__Exercise goal__:
Consider the listing below. Extract exactly the lines from the line containing "Output the Python" to the line containing "import plotly.graph_objects as go", both included.

_ _ _

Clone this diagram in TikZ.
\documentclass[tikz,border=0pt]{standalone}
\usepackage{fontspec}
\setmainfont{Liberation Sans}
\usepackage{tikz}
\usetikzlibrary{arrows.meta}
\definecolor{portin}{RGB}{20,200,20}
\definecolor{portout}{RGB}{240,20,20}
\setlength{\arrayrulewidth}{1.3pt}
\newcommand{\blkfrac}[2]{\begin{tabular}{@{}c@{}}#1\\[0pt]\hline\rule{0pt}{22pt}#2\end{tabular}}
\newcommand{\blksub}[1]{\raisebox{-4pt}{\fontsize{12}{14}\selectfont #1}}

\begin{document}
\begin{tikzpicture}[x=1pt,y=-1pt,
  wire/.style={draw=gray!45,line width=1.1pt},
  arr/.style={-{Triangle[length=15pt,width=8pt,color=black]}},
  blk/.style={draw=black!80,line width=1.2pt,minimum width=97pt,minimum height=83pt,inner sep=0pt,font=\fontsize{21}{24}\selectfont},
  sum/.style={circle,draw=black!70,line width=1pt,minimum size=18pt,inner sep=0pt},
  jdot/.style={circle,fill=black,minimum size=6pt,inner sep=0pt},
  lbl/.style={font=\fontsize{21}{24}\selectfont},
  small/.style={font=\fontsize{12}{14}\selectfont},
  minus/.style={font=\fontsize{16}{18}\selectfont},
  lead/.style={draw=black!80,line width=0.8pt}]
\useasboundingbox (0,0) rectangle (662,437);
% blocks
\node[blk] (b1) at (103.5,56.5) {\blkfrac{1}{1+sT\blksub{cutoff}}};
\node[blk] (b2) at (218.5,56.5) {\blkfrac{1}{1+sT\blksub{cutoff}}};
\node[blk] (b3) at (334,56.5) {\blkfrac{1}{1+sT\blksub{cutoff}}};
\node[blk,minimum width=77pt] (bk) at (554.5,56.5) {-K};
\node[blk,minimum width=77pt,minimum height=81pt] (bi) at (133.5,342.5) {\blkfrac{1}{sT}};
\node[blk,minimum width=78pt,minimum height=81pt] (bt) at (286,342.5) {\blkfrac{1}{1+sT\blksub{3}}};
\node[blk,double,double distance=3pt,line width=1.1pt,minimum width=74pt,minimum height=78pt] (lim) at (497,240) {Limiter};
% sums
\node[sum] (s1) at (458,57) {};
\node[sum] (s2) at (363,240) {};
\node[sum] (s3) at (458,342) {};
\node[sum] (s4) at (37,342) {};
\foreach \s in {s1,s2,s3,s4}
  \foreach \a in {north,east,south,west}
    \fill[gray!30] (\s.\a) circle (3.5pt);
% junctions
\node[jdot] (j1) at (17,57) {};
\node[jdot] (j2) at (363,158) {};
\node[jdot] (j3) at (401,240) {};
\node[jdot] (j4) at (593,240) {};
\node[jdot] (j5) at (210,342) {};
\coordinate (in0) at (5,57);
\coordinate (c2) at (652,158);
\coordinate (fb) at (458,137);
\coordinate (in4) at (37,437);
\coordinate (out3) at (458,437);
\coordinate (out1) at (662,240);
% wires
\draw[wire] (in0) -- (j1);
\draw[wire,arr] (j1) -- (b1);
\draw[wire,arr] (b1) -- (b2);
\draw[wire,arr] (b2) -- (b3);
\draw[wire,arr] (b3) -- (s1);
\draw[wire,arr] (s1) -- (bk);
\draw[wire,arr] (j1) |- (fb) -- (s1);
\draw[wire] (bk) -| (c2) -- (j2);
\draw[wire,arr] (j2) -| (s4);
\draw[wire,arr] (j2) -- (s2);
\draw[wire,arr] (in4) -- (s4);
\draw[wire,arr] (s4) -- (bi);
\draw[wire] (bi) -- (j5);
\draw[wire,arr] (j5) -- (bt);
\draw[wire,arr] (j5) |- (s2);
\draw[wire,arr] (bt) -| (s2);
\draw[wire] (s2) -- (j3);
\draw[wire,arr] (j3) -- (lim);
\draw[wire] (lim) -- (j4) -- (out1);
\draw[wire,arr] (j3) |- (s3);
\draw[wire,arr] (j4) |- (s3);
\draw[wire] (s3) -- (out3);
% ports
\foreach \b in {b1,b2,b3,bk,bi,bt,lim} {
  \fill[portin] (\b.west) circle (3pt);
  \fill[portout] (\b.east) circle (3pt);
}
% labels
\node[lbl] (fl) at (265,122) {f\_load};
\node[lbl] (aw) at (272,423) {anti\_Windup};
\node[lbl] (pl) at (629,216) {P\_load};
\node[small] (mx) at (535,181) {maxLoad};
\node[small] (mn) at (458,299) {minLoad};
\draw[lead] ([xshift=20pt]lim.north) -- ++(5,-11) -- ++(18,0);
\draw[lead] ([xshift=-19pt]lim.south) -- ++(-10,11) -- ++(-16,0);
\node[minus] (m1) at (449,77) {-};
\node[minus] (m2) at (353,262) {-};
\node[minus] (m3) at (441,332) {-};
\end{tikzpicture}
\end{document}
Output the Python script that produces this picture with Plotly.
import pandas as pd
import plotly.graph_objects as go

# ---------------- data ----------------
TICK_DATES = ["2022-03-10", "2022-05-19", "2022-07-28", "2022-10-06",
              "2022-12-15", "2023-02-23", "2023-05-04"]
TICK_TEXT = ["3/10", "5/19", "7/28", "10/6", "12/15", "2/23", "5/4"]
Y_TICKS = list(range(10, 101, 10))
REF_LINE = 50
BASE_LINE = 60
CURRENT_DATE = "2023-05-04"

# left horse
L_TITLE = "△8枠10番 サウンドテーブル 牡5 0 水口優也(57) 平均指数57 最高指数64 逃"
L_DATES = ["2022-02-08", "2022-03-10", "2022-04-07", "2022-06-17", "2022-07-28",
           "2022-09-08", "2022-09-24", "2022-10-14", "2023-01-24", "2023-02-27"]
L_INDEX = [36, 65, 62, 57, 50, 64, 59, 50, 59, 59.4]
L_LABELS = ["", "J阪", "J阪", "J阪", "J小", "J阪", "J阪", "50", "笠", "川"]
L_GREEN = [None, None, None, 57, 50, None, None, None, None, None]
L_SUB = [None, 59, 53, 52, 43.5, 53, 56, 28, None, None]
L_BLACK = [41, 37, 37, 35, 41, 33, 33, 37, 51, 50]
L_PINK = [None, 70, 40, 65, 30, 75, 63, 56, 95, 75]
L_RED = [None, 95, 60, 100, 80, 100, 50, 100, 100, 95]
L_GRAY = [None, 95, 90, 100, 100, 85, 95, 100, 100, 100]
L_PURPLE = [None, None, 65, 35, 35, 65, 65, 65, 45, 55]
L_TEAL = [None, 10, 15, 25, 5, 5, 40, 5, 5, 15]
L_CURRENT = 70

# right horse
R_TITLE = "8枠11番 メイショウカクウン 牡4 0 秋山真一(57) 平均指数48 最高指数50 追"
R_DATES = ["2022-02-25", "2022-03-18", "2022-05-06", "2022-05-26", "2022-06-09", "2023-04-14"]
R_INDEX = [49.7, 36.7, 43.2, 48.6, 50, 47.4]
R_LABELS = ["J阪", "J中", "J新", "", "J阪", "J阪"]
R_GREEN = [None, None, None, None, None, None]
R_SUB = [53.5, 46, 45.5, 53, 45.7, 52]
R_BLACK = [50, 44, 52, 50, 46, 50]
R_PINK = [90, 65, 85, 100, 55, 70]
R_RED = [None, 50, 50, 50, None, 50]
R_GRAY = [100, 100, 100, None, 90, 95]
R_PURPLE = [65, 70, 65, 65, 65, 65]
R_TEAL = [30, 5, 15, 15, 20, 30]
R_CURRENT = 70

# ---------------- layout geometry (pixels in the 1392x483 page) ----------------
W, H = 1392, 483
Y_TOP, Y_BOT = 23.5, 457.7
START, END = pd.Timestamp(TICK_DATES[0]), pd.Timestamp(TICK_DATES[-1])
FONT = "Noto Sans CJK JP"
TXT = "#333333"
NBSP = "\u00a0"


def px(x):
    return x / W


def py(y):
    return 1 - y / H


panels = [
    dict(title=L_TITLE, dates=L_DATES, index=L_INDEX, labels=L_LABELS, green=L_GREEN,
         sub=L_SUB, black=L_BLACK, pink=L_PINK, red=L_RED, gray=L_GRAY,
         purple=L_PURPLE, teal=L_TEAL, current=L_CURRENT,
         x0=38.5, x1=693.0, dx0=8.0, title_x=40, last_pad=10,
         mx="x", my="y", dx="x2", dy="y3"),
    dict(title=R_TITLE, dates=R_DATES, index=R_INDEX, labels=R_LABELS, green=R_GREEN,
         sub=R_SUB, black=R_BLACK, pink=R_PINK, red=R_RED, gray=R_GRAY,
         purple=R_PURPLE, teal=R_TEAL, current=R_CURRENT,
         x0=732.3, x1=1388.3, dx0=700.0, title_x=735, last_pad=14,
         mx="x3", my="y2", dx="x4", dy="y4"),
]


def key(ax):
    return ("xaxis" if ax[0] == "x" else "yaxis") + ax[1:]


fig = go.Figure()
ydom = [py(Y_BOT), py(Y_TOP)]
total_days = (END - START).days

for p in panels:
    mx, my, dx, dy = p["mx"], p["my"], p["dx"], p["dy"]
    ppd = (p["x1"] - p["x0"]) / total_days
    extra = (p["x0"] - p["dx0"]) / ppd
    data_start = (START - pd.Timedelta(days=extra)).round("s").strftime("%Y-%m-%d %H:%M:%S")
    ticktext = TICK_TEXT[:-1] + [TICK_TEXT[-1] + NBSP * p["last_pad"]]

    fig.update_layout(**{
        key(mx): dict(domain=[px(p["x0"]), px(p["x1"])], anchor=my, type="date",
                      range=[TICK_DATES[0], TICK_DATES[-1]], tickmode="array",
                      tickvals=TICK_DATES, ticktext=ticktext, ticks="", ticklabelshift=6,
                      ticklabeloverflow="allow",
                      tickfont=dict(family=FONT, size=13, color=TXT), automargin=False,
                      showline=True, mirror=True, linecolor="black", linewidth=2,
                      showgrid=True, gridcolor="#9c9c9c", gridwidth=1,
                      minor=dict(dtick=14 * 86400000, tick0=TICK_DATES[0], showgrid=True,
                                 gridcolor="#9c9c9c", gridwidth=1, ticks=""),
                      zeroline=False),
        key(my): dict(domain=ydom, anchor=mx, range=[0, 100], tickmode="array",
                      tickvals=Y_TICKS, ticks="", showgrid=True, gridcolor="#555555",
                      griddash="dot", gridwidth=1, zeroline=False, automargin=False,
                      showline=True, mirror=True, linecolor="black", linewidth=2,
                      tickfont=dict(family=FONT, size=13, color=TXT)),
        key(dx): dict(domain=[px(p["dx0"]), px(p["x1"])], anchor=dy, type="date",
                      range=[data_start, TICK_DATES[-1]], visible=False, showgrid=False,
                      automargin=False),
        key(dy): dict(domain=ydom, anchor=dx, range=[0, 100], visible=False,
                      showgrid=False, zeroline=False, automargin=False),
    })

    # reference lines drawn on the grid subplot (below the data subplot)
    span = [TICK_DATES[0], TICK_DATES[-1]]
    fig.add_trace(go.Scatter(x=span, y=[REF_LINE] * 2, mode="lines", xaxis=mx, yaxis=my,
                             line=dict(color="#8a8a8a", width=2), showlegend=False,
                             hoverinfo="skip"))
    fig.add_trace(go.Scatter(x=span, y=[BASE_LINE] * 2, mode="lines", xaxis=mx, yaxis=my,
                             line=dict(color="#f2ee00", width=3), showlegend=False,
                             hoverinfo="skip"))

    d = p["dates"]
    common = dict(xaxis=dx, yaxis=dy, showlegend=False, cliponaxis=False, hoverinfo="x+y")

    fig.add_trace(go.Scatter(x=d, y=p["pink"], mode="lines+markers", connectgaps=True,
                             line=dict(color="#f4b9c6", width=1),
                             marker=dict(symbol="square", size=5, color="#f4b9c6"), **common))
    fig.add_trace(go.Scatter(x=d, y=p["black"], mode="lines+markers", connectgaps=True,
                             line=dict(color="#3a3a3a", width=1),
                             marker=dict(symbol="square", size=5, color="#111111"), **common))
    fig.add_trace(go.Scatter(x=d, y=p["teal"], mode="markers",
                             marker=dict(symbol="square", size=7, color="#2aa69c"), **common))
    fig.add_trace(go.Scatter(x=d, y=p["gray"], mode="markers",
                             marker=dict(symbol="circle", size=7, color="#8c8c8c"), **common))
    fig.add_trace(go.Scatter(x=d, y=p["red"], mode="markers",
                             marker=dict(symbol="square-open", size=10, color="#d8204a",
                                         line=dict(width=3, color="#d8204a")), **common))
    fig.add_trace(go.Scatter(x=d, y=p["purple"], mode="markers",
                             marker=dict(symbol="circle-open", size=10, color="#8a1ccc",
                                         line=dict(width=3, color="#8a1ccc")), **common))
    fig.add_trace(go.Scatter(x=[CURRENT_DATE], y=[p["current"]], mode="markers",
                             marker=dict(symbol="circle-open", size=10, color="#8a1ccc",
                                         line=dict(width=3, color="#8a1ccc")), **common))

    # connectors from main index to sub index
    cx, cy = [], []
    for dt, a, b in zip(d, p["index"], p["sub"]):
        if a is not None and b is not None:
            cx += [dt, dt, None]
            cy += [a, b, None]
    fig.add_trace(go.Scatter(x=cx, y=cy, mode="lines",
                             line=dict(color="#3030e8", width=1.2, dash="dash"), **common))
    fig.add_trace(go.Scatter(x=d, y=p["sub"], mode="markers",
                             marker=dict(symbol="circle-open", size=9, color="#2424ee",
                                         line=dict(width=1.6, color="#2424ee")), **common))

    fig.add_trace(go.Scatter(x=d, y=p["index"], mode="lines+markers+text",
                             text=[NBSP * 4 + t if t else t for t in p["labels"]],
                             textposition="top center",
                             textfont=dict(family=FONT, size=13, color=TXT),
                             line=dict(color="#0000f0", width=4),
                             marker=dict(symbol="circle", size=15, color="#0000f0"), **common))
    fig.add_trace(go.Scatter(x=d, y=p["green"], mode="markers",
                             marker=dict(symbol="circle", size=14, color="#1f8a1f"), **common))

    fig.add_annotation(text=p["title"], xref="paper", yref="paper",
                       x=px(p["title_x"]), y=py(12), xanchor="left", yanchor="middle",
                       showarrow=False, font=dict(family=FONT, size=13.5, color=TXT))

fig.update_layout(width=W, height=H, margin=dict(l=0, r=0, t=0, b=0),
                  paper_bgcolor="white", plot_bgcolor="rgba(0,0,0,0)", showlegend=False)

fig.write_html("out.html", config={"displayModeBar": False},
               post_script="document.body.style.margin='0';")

_ _ _

__Result__:
Output the Python script that produces this picture with Plotly.
import pandas as pd
import plotly.graph_objects as go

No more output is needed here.